● **WHAT YOU HAVE TO DO**: Where a line holds "React", copy it.

● **INFORMATION PROVIDED**:
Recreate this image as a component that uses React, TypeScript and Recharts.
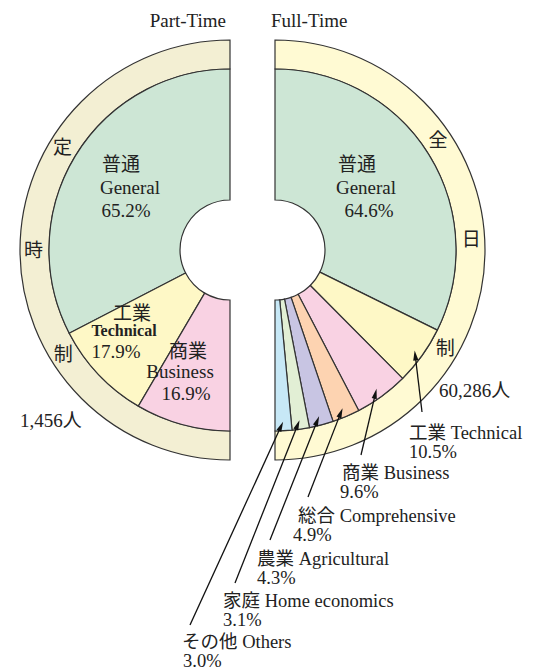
import React from "react";
import { PieChart, Pie, Cell } from "recharts";

// Part-Time (定時制)
const partCats = ["普通", "工業", "商業"];
const partEn = ["General", "Technical", "Business"];
const partPct = [65.2, 17.9, 16.9];
const partColors = ["#cde6d5", "#fef8c6", "#f9d2e3"];
const partTotal = "1,456人";
const partRingChars = ["定", "時", "制"];

// Full-Time (全日制)
const fullCats = ["普通", "工業", "商業", "総合", "農業", "家庭", "その他"];
const fullEn = [
  "General",
  "Technical",
  "Business",
  "Comprehensive",
  "Agricultural",
  "Home economics",
  "Others",
];
const fullPct = [64.6, 10.5, 9.6, 4.9, 4.3, 3.1, 3.0];
const fullColors = ["#cde6d5", "#fef8c6", "#f9d2e3", "#fdd3b1", "#c8c5e3", "#e2efd5", "#c7e8f6"];
const fullTotal = "60,286人";
const fullRingChars = ["全", "日", "制"];

const partData = partCats.map((c, i) => ({ name: c, value: partPct[i] }));
const fullData = fullCats.map((c, i) => ({ name: c, value: fullPct[i] }));
const ringData = [{ name: "ring", value: 1 }];

// layout
const FONT = "'Liberation Serif', 'Noto Sans CJK JP', serif";
const INK = "#222";
const EDGE = "#333";
const LEFT_CX = 225;
const RIGHT_CX = 270;
const CY = 245;
const HOLE_R = 50;
const PIE_R = 181;
const RING_R = 210;
const RAD = Math.PI / 180;

// [x, y] per line (cjk, english, percent), text centered
const partLabelPos = [
  [[121, 171], [130, 194], [126, 217]],
  [[132, 320], [124, 336], [116, 358]],
  [[188, 358], [180, 378], [186, 400]],
];
const fullGeneralPos = [[357, 171], [366, 194], [369, 217]];
// outside labels: [line1 x,y], [line2 x,y], [arrow tail x,y]
const fullOutsidePos = [
  null,
  [[409, 439], [409, 458], [422, 412]],
  [[342, 479], [340, 498], [361, 455]],
  [[298, 522], [293, 541], [308, 497]],
  [[257, 565], [257, 584], [270, 540]],
  [[223, 607], [223, 626], [235, 583]],
  [[182, 648], [183, 667], [190, 625]],
];
const partRingAngles = [148.5, 180, 212];
const fullRingAngles = [34, 3, -30];

const polar = (cx: number, cy: number, r: number, a: number) => ({
  x: cx + r * Math.cos(-a * RAD),
  y: cy + r * Math.sin(-a * RAD),
});

const txt = (size: number, weight: string | number = "normal") => ({
  fontFamily: FONT,
  fontSize: size,
  fontWeight: weight,
  fill: INK,
});

const renderPartLabel = (props: any) => {
  const { index } = props;
  const p = partLabelPos[index];
  return (
    <g key={`pl-${index}`}>
      <text x={p[0][0]} y={p[0][1]} textAnchor="middle" style={txt(19)}>
        {partCats[index]}
      </text>
      <text
        x={p[1][0]}
        y={p[1][1]}
        textAnchor="middle"
        style={index === 1 ? txt(16, "bold") : txt(19)}
      >
        {partEn[index]}
      </text>
      <text x={p[2][0]} y={p[2][1]} textAnchor="middle" style={txt(19)}>
        {partPct[index].toFixed(1)}%
      </text>
    </g>
  );
};

const Arrow = ({ from, to }: { from: { x: number; y: number }; to: { x: number; y: number } }) => {
  const dx = to.x - from.x;
  const dy = to.y - from.y;
  const len = Math.sqrt(dx * dx + dy * dy);
  const ux = dx / len;
  const uy = dy / len;
  const hl = 10;
  const hw = 2.6;
  const bx = to.x - ux * hl;
  const by = to.y - uy * hl;
  return (
    <g>
      <line x1={from.x} y1={from.y} x2={bx + ux * 2} y2={by + uy * 2} stroke="#111" strokeWidth={1.3} />
      <polygon
        points={`${to.x},${to.y} ${bx - uy * hw},${by + ux * hw} ${bx + uy * hw},${by - ux * hw}`}
        fill="#111"
      />
    </g>
  );
};

const renderFullLabel = (props: any) => {
  const { index, cx, cy, midAngle } = props;
  if (index === 0) {
    const p = fullGeneralPos;
    return (
      <g key="fl-0">
        <text x={p[0][0]} y={p[0][1]} textAnchor="middle" style={txt(19)}>
          {fullCats[0]}
        </text>
        <text x={p[1][0]} y={p[1][1]} textAnchor="middle" style={txt(19)}>
          {fullEn[0]}
        </text>
        <text x={p[2][0]} y={p[2][1]} textAnchor="middle" style={txt(19)}>
          {fullPct[0].toFixed(1)}%
        </text>
      </g>
    );
  }
  const p = fullOutsidePos[index]!;
  const head = polar(cx, cy, 172, midAngle);
  return (
    <g key={`fl-${index}`}>
      <Arrow from={{ x: p[2][0], y: p[2][1] }} to={head} />
      <text x={p[0][0]} y={p[0][1]} textAnchor="start" style={txt(18.5)}>
        {fullCats[index]} {fullEn[index]}
      </text>
      <text x={p[1][0]} y={p[1][1]} textAnchor="start" style={txt(18.5)}>
        {fullPct[index].toFixed(1)}%
      </text>
    </g>
  );
};

const ringLabel = (chars: string[], angles: number[]) => (props: any) => {
  const { cx, cy } = props;
  const r = (PIE_R + RING_R) / 2 + 1;
  return (
    <g>
      {chars.map((c, i) => {
        const p = polar(cx, cy, r, angles[i]);
        return (
          <text
            key={c + i}
            x={p.x}
            y={p.y}
            textAnchor="middle"
            dominantBaseline="central"
            style={txt(19)}
          >
            {c}
          </text>
        );
      })}
    </g>
  );
};

export default function App() {
  return (
    <div style={{ position: "absolute", left: 0, top: 0, background: "#fff" }}>
      <PieChart width={545} height={672}>
        <Pie
          data={ringData}
          dataKey="value"
          cx={LEFT_CX}
          cy={CY}
          innerRadius={PIE_R}
          outerRadius={RING_R}
          startAngle={90}
          endAngle={270}
          stroke={EDGE}
          strokeWidth={1.2}
          fill="#f3efd3"
          label={ringLabel(partRingChars, partRingAngles)}
          labelLine={false}
          isAnimationActive={false}
        />
        <Pie
          data={ringData}
          dataKey="value"
          cx={RIGHT_CX}
          cy={CY}
          innerRadius={PIE_R}
          outerRadius={RING_R}
          startAngle={90}
          endAngle={-90}
          stroke={EDGE}
          strokeWidth={1.2}
          fill="#fffad3"
          label={ringLabel(fullRingChars, fullRingAngles)}
          labelLine={false}
          isAnimationActive={false}
        />
        <Pie
          data={partData}
          dataKey="value"
          cx={LEFT_CX}
          cy={CY}
          innerRadius={HOLE_R}
          outerRadius={PIE_R}
          startAngle={90}
          endAngle={270}
          stroke={EDGE}
          strokeWidth={1.2}
          label={renderPartLabel}
          labelLine={false}
          isAnimationActive={false}
        >
          {partData.map((d, i) => (
            <Cell key={d.name} fill={partColors[i]} />
          ))}
        </Pie>
        <Pie
          data={fullData}
          dataKey="value"
          cx={RIGHT_CX}
          cy={CY}
          innerRadius={HOLE_R}
          outerRadius={PIE_R}
          startAngle={90}
          endAngle={-90}
          stroke={EDGE}
          strokeWidth={1.2}
          label={renderFullLabel}
          labelLine={false}
          isAnimationActive={false}
        >
          {fullData.map((d, i) => (
            <Cell key={d.name} fill={fullColors[i]} />
          ))}
        </Pie>
        <text x={226} y={27} textAnchor="end" style={txt(19)}>
          Part-Time
        </text>
        <text x={271} y={27} textAnchor="start" style={txt(19)}>
          Full-Time
        </text>
        <text x={20} y={427} textAnchor="start" style={txt(19)}>
          {partTotal}
        </text>
        <text x={439} y={397} textAnchor="start" style={txt(19)}>
          {fullTotal}
        </text>
      </PieChart>
    </div>
  );
}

● **OUTPUT OF THE TASK**:
Recreate this image as a component that uses React, TypeScript and Recharts.
import React from "react";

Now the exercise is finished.